Her writing effort alone would more than consume the energy of most people: In addition to a daily newspaper column, she wrote a weekly advice column for more than 20 years called “If You Ask Me” appearing in Ladies Home Journal and then McCall's.
That column – written from the time she was first lady in 1941 until her death in 1962 – is the backdrop for an online conversation about Eleanor Roosevelt’s life and impact in Friday’s online Kendal at Home “Coffee Hour: Eleanor Roosevelt’s Healing Advice.” The presenter is Mary Jo Binker, author of “If You Ask Me: Essential Advice from Eleanor Roosevelt.” Binker is a consulting editor for the Eleanor Roosevelt Papers Project at George Washington University and an adjunct professor of history at George Mason University. Last week we spoke with Mary Jo about "If you Ask Me" and what makes Eleanor Roosevelt such a unique character in our history.
Any topic was fair game
It seems strange in this current era of specialization, but “If You Ask Me” covered seemingly every facet of public and private life, including gender, race, ethnicity, politics, the economy, civil liberties, religion, family, courtship, etiquette, pop culture, education, health care and the environment.

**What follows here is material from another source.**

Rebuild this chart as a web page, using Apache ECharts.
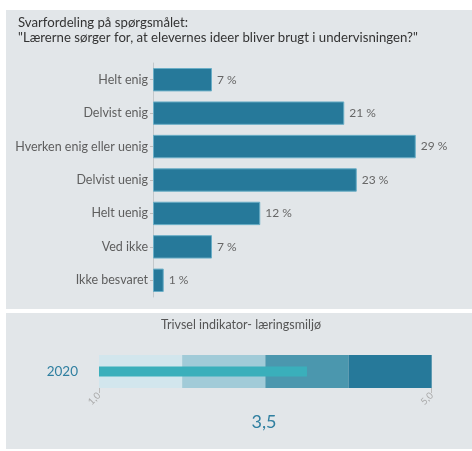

Launched just over six months before Pearl Harbor, the column also covered the war, the home front, the draft, and spurious rumors that cropped up – for example, that white men or Republicans or men of a certain state were disproportionately drafted into combat. From the center of the U.S. government where she shared a home with the commander in chief, she would set readers straight.
Most of her information was gleaned firsthand, much of it from ordinary citizens. In our conversation, Professor Binker described the first lady’s appeal to the American people to “write me” with whatever was on their minds – any topic. And they did.
She gained additional insights as she traveled the country by plane and train to collect voters’ feedback on the president’s New Deal projects. She also served on the United States’ first delegation to the United Nations where she won accolades for successfully resisting the forced repatriation of Eastern European and Jewish World War II refugees.
As a political operative, Eleanor Roosevelt would keep track of political opponents’ treachery and later quietly, politely, unexpectedly take vengeance on the transgressor, sometimes years after the fact. And though she was a uniquely capable woman in a man’s world, she epitomized traditional manners of well-born refinement. In a nutshell, says Binker, Roosevelt was “wise as a serpent and guileless as a dove.”